McKinsey: quatre chefs veulent une enquête publique indépendante
La Presse Canadienne|Publié le 30 septembre 2022«Il y a trop de questions sans réponses, trop d’anomalies», dans ce dossier «qui ne sent pas bon», selon le chef du Parti conservateur du Québec (PCQ). (Photo: La Presse Canadienne)
Québec — Toute la lumière doit être faite sur les contrats octroyés par le gouvernement Legault à la firme McKinsey, soutiennent en chœur les quatre chefs des partis d’opposition, en réclamant la tenue d’une enquête publique indépendante.
En mêlée de presse, vendredi matin, au local électoral de la circonscription de Chauveau, Éric Duhaime a été le premier à dénoncer le rôle politique de premier plan apparemment joué par la firme internationale de consultants dans la gestion de la crise sanitaire depuis 2020.
«Il y a trop de questions sans réponses, trop d’anomalies» dans ce dossier «qui ne sent pas bon», selon le chef du Parti conservateur du Québec (PCQ), qui estime que le gouvernement Legault a donné trop de pouvoirs à la firme de consultants, payée 35 000$ par jour, en lui attribuant un rôle «qu’elle n’aurait jamais dû jouer».
Une enquête menée par Radio-Canada révélait vendredi que la firme McKinsey avait joué un rôle central auprès du gouvernement dans la gestion de la pandémie, notamment lors de la campagne de vaccination et au moment d’élaborer les stratégies de communication.
Au total, la firme aura facturé 6,6 millions $ au gouvernement pour les services rendus, sans appels d’offres.
Le reportage rappelle qu’en mai 2020, le gouvernement Legault avait rejeté une demande des partis d’opposition visant à rendre publics tous les documents produits par cette firme en rapport avec la pandémie. En août 2020, le député péquiste Pascal Bérubé avait interpellé le premier ministre François Legault à ce sujet en commission parlementaire. Ce dernier avait justifié l’approche gouvernementale en affirmant qu’il était «important» d’avoir recours à ce genre de firmes «pour ne pas réinventer la roue».

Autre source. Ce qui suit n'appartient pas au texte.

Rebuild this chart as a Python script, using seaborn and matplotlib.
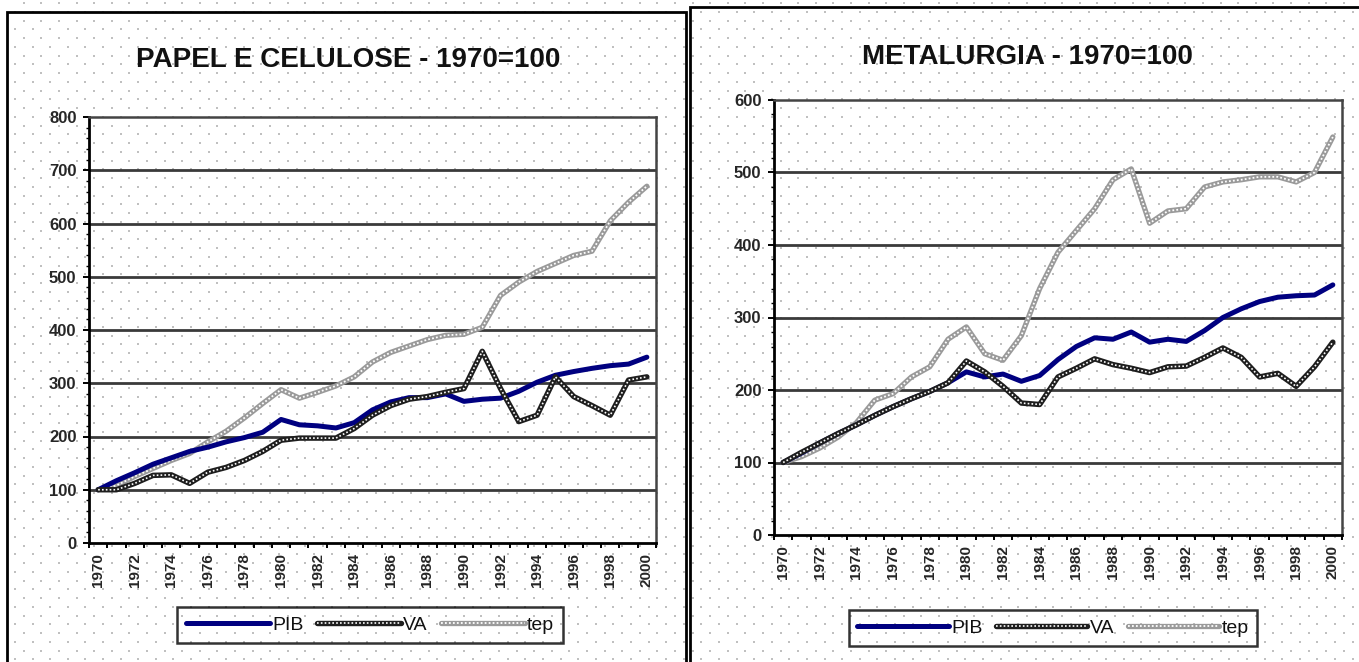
import numpy as np
import pandas as pd
import matplotlib
matplotlib.use("Agg")
import matplotlib.pyplot as plt
import seaborn as sns

# ---- data -------------------------------------------------------------
years = list(range(1970, 2001))
year_labels = [str(y) for y in range(1970, 2001, 2)]

papel_pib = [100, 117, 132, 148, 160, 172, 180, 190, 198, 208, 232, 222, 220, 216, 226,
             250, 265, 273, 273, 280, 266, 270, 272, 285, 302, 315, 322, 328, 333, 336, 349]
papel_va = [100, 100, 112, 127, 128, 112, 133, 142, 155, 172, 193, 197, 197, 197, 215,
            240, 258, 270, 275, 283, 290, 360, 290, 228, 240, 312, 275, 258, 240, 306, 312]
papel_tep = [100, 108, 125, 140, 155, 168, 190, 210, 235, 262, 288, 272, 283, 295, 312,
             340, 358, 370, 382, 390, 392, 405, 465, 490, 510, 525, 540, 548, 605, 640, 670]

metal_pib = [100, 113, 127, 140, 152, 165, 177, 188, 198, 210, 225, 218, 222, 212, 220,
             242, 260, 272, 270, 280, 266, 270, 267, 282, 300, 312, 322, 328, 330, 331, 345]
metal_va = [100, 114, 127, 140, 152, 165, 177, 188, 198, 210, 240, 225, 205, 182, 180,
            218, 230, 243, 235, 230, 224, 232, 233, 245, 258, 245, 218, 223, 205, 232, 266]
metal_tep = [100, 108, 120, 135, 155, 186, 195, 218, 232, 270, 287, 250, 241, 275, 340,
             390, 420, 450, 490, 505, 430, 447, 450, 480, 487, 490, 494, 494, 487, 500, 549]

series_names = ["PIB", "VA", "tep"]
titles = ["PAPEL E CELULOSE - 1970=100", "METALURGIA - 1970=100"]

# ---- styling ----------------------------------------------------------
sns.set_theme(style="white")
plt.rcParams["font.family"] = ["Liberation Sans", "DejaVu Sans"]
plt.rcParams["text.color"] = "#111111"

W, H = 1359, 662
fig = plt.figure(figsize=(W / 100, H / 100), dpi=100, facecolor="white")

# dotted sheet texture and the two chart frames, in pixel coordinates
bg = fig.add_axes([0, 0, 1, 1], zorder=-10)
bg.set_xlim(0, W)
bg.set_ylim(H, 0)
bg.axis("off")
dx, dy = [], []
for r, yy in enumerate(np.arange(3, H, 8.75)):
    off = 0 if r % 2 else 8.8
    for xx in np.arange(15 + off, W, 17.6):
        dx.append(xx)
        dy.append(yy)
bg.scatter(dx, dy, s=1.2, c="#c0c0c0", marker="s", linewidths=0)
for (x0, y0, x1, y1) in [(7, 12, 686, 672), (690, 7, 1370, 672)]:
    bg.plot([x0, x0, x1, x1], [y1, y0, y0, y1], color="black", lw=2.0,
            solid_joinstyle="miter")


def px_axes(x0, y0, x1, y1):
    return fig.add_axes([x0 / W, 1 - y1 / H, (x1 - x0) / W, (y1 - y0) / H])


def draw_panel(ax, pib, va, tep, ymax):
    df = pd.DataFrame({"ano": years, "PIB": pib, "VA": va, "tep": tep})
    ax.set_facecolor("none")
    for v in range(100, ymax, 100):
        ax.axhline(v, color="#3a3a3a", lw=2.0, zorder=1)

    # tep: light grey chain
    sns.lineplot(data=df, x="ano", y="tep", ax=ax, color="#9a9a9a", lw=3.8, zorder=3)
    tep_a = ax.lines[-1]
    sns.lineplot(data=df, x="ano", y="tep", ax=ax, color="white", lw=1.3,
                 linestyle=(0, (1.0, 1.2)), zorder=3.1)
    tep_b = ax.lines[-1]
    # PIB: solid navy
    sns.lineplot(data=df, x="ano", y="PIB", ax=ax, color="#000080", lw=3.6, zorder=4)
    pib_l = ax.lines[-1]
    # VA: dark chain
    sns.lineplot(data=df, x="ano", y="VA", ax=ax, color="#1e1e1e", lw=3.9, zorder=5)
    va_a = ax.lines[-1]
    sns.lineplot(data=df, x="ano", y="VA", ax=ax, color="white", lw=1.2,
                 linestyle=(0, (1.0, 1.3)), zorder=5.1)
    va_b = ax.lines[-1]

    ax.set_xlim(1969.5, 2000.5)
    ax.set_ylim(0, ymax)
    ax.set_yticks(range(0, ymax + 1, 100))
    ax.set_yticks(range(0, ymax + 1, 20), minor=True)
    ax.set_xticks(range(1970, 2001, 2))
    ax.set_xticklabels(year_labels, rotation=90, fontsize=11, fontweight="bold")
    ax.set_xticks(np.arange(1969.5, 2000.6, 1.0), minor=True)
    ax.set_yticklabels([str(v) for v in range(0, ymax + 1, 100)],
                       fontsize=12, fontweight="bold")
    ax.tick_params(axis="x", which="major", length=0, pad=7.5)
    ax.tick_params(axis="x", which="minor", length=3.5, width=1.4, color="black",
                   direction="out", bottom=True)
    ax.tick_params(axis="y", which="major", length=4, width=1.4, color="black",
                   direction="out", left=True, pad=5)
    ax.tick_params(axis="y", which="minor", length=2.5, width=1.0, color="black",
                   direction="out", left=True)
    ax.set_xlabel("")
    ax.set_ylabel("")
    for side in ["left", "bottom"]:
        ax.spines[side].set_color("black")
        ax.spines[side].set_linewidth(2.0)
    for side in ["top", "right"]:
        ax.spines[side].set_color("#444444")
        ax.spines[side].set_linewidth(1.8)
    ax.grid(False)
    return [pib_l, (va_a, va_b), (tep_a, tep_b)]


ax1 = px_axes(89, 117, 656, 543)
h1 = draw_panel(ax1, papel_pib, papel_va, papel_tep, 800)
ax2 = px_axes(774, 100, 1342, 535)
h2 = draw_panel(ax2, metal_pib, metal_va, metal_tep, 600)

fig.text(348 / W, 1 - 60 / H, titles[0], ha="center", va="center",
         fontsize=20, fontweight="bold")
fig.text(1027 / W, 1 - 57 / H, titles[1], ha="center", va="center",
         fontsize=20, fontweight="bold")

for handles, cx, cy, hl in [(h1, 370, 625, 4.3), (h2, 1053, 628, 4.7)]:
    leg = fig.legend(handles, series_names, loc="center",
                     bbox_to_anchor=(cx / W, 1 - cy / H), ncol=3, frameon=True,
                     fancybox=False, edgecolor="black", facecolor="none",
                     handlelength=hl, handletextpad=0.12,
                     columnspacing=0.7, fontsize=14, borderpad=0.45)
    leg.get_frame().set_linewidth(1.8)

fig.savefig("out.png", dpi=100, facecolor="white")
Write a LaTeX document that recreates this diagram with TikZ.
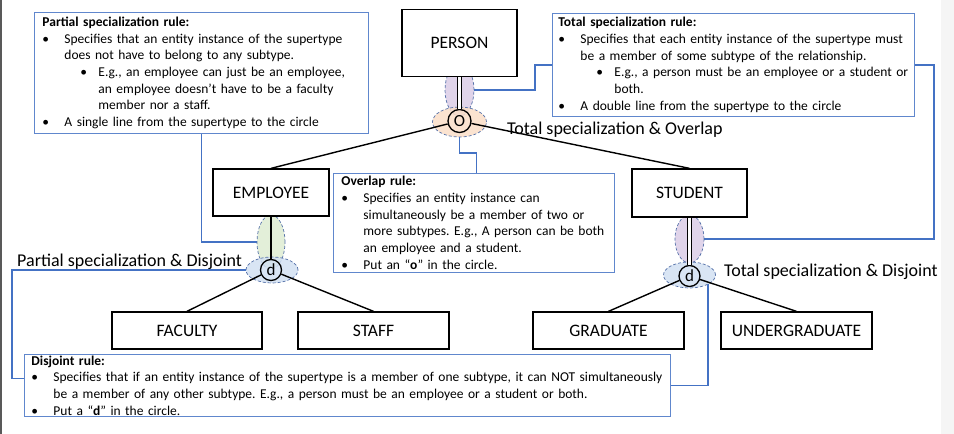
\documentclass[tikz,border=0pt]{standalone}
\usepackage{fontspec}
\setmainfont{Carlito}
\frenchspacing
\usetikzlibrary{positioning,calc,shapes.geometric,backgrounds}
\definecolor{rulblue}{RGB}{68,114,196}
\definecolor{dashblue}{RGB}{84,112,168}
\definecolor{lavfill}{RGB}{218,205,230}
\definecolor{peachfill}{RGB}{250,222,200}
\definecolor{sagefill}{RGB}{222,236,210}
\definecolor{skyfill}{RGB}{210,224,242}
\tikzset{
  entity/.style={draw=black, line width=1.3pt, fill=white, inner sep=0pt, font=\fontsize{17.5}{20}\selectfont},
  rulebox/.style={draw=rulblue!85, line width=0.9pt, fill=white, anchor=north west, align=left,
    inner xsep=8pt, inner ysep=0pt, font=\fontsize{13.5}{16.7}\selectfont},
  bubble/.style={ellipse, draw=dashblue, line width=0.7pt, dash pattern=on 3pt off 2pt,
    fill opacity=0.85, inner sep=0pt},
  selcirc/.style={circle, draw=black, line width=1.3pt, inner sep=0pt, font=\fontsize{17}{18}\selectfont},
  link/.style={line width=1.4pt, black},
  callout/.style={draw=rulblue, line width=1.4pt},
  lbl/.style={anchor=base west, inner sep=0pt, font=\fontsize{18}{20}\selectfont},
}
\newcommand{\bl}{\makebox[22pt][l]{\textbullet}}
\newcommand{\sbl}{\hspace*{38pt}\makebox[18pt][l]{\textbullet}}
\newcommand{\hng}{\hspace*{22pt}}
\newcommand{\shng}{\hspace*{56pt}}

\begin{document}
\begin{tikzpicture}[x=1pt,y=-1pt]
  \useasboundingbox (0,0) rectangle (954,434);
  \fill[gray!8] (941,0) rectangle (954,434);
  \draw[gray!70!black, line width=1.5pt] (0.75,0) -- (0.75,434);

  % bubbles round the lines and circles
  \node[bubble, fill=lavfill, minimum width=29pt, minimum height=52pt] (pbub) at (459.5,90) {};
  \node[bubble, fill=peachfill, minimum width=54pt, minimum height=30pt] (obub) at (459.5,122) {};
  \node[bubble, fill=sagefill, minimum width=28pt, minimum height=54pt] (ebub) at (271,242) {};
  \node[bubble, fill=skyfill, minimum width=52pt, minimum height=26pt] (edbub) at (272,270) {};
  \node[bubble, fill=lavfill, minimum width=29pt, minimum height=48pt] (sbub) at (689.5,239) {};
  \node[bubble, fill=skyfill, minimum width=52pt, minimum height=26pt] (sdbub) at (689.5,275) {};

  % entities
  \node[entity, minimum width=115pt, minimum height=67pt] (person) at (459.5,43) {PERSON};
  \node[entity, minimum width=116pt, minimum height=47pt] (employee) at (271,192.5) {EMPLOYEE};
  \node[entity, minimum width=115pt, minimum height=48pt] (student) at (689.5,193) {STUDENT};
  \node[entity, minimum width=150pt, minimum height=37pt] (faculty) at (187,330.5) {FACULTY};
  \node[entity, minimum width=151pt, minimum height=37pt] (staff) at (373.5,330.5) {STAFF};
  \node[entity, minimum width=151pt, minimum height=37pt] (graduate) at (608.5,330.5) {GRADUATE};
  \node[entity, minimum width=151pt, minimum height=37pt] (undergrad) at (796.5,330.5) {UNDERGRADUATE};

  % specialization circles
  \node[selcirc, minimum size=23pt] (ocirc) at (459.5,121) {O};
  \node[selcirc, minimum size=21pt] (edcirc) at (271,270) {d};
  \node[selcirc, minimum size=21pt] (sdcirc) at (689.5,276) {d};

  \draw[link, double, double distance=2.8pt] (person) -- (ocirc);
  \draw[link] (ocirc) -- (employee.north);
  \draw[link] (ocirc) -- (student.north);
  \draw[link] (employee) -- (edcirc);
  \draw[link] (edcirc) -- (faculty.north);
  \draw[link] (edcirc) -- (staff.north);
  \draw[link, double, double distance=2.8pt] (student) -- (sdcirc);
  \draw[link] (sdcirc) -- (graduate.north);
  \draw[link] (sdcirc) -- (undergrad.north);

  % rule boxes
  \node[rulebox, text width=318pt, minimum height=121pt] (partial) at (34,12) {%
    \textbf{Partial specialization rule:}\\
    \bl Specifies that an entity instance of the supertype\\
    \hng does not have to belong to any subtype.\\
    \sbl E.g., an employee can just be an employee,\\
    \shng an employee doesn’t have to be a faculty\\
    \shng member nor a staff.\\
    \bl A single line from the supertype to the circle};
  \node[rulebox, inner xsep=6pt, text width=350pt, minimum height=103pt] (total) at (552,13) {%
    \textbf{Total specialization rule:}\\
    \bl Specifies that each entity instance of the supertype must\\
    \hng be a member of some subtype of the relationship.\\
    \sbl E.g., a person must be an employee or a student or\\
    \shng both.\\
    \bl A double line from the supertype to the circle};
  \node[rulebox, text width=265pt, minimum height=99pt] (overlap) at (333,173) {%
    \textbf{Overlap rule:}\\
    \bl Specifies an entity instance can\\
    \hng simultaneously be a member of two or\\
    \hng more subtypes. E.g., A person can be both\\
    \hng an employee and a student.\\
    \bl Put an “\textbf{o}” in the circle.};
  \node[rulebox, inner xsep=7pt, text width=632pt, minimum height=62pt] (disjoint) at (24,354) {%
    \textbf{Disjoint rule:}\\
    \bl Specifies that if an entity instance of the supertype is a member of one subtype, it can NOT simultaneously\\
    \hng be a member of any other subtype. E.g., a person must be an employee or a student or both.\\
    \bl Put a “\textbf{d}” in the circle.};

  % callouts, behind the boxes they run into
  \begin{scope}[on background layer]
    \coordinate (pdbend) at (12,270);
    \draw[callout] (pbub.east) -| ($(total.west)+(-17,0)$) -- (total.east) -- ++(19,0) |- (sbub.east);
    \draw[callout] (obub.south) |- ($(overlap.north)+(2.5,-20)$) -- ($(overlap.north)+(2.5,0)$);
    \draw[callout] (partial.south) |- (ebub.west);
    \draw[callout] (edbub.west) -- (pdbend) |- ($(disjoint.west)+(0,-7)$);
    \draw[callout] (sdbub.south east) |- (disjoint.east);
  \end{scope}

  % labels
  \node[lbl] (tolbl) at (507,134) {Total specialization \& Overlap};
  \node[lbl] (pdlbl) at (17,266) {Partial specialization \& Disjoint};
  \node[lbl] (tdlbl) at (724,276) {Total specialization \& Disjoint};
\end{tikzpicture}
\end{document}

La firme avait également obtenu l’accord du gouvernement pour ne pas révéler qui étaient ses autres clients, un risque de possibles conflits d’intérêts, a fait valoir M. Duhaime.
Le reportage indique de plus que plusieurs documents de travail de McKinsey portaient le logo du gouvernement du Québec.
Mais l’urgence de la situation justifiait le recours à cette firme, a réagi le premier ministre sortant, François Legault, en mêlée de presse, à Amos, ne voyant aucun problème, ni rien «d’anormal» dans la façon de faire retenue. Au contraire, il a dit que les recommandations formulées par McKinsey «ont aidé à sauver des vies».
La haute fonction publique québécoise, a-t-il aussi fait valoir, n’avait pas l’expertise requise pour gérer ce genre de crises, d’où l’embauche d’une firme privée.
De son côté, son chef de cabinet, Martin Koskinen, a nié que la firme avait joué un rôle politique clé dans la gestion de la crise. Sur Twitter, il a reconnu que la firme McKinsey avait contribué à gérer la situation en partageant «les meilleures pratiques des gouvernements de la planète» avec la haute fonction publique québécoise. «Mais prétendre qu’elle tirait les ficelles de la gestion de crise, c’est faux et même absurde», a-t-il écrit.
La cheffe libérale, Dominique Anglade, a vu dans l’alliance entre le gouvernement Legault et McKinsey un manque de «transparence», qu’elle perçoit dans plusieurs autres dossiers, considérant que le premier ministre sortant est reconnu pour ne pas «partager les informations» avec quiconque. Elle a rappelé que son parti réclamait plus largement depuis longtemps une enquête publique sur toute la gestion de la pandémie, qui engloberait le rôle joué par McKinsey.
Le co-porte-parole de Québec solidaire, Gabriel Nadeau-Dubois, a qualifié d’«indécents» les contrats octroyés, qui indiquent que le gouvernement a opté pour une forme de «privatisation» de la gestion de la pandémie. Lui aussi a réclamé une vaste commission d’enquête sur toute la gestion de la crise, incluant les contrats octroyés à la firme privée.
Le chef du Parti québécois (PQ), Paul St-Pierre Plamondon, a renchéri. Il a souligné lui aussi que cette histoire révélait le «manque de transparence» du gouvernement dans la gestion de la crise sanitaire et il a rappelé que les partis d’opposition, dont le sien, font pression depuis des mois pour la tenue d’une commission d’enquête.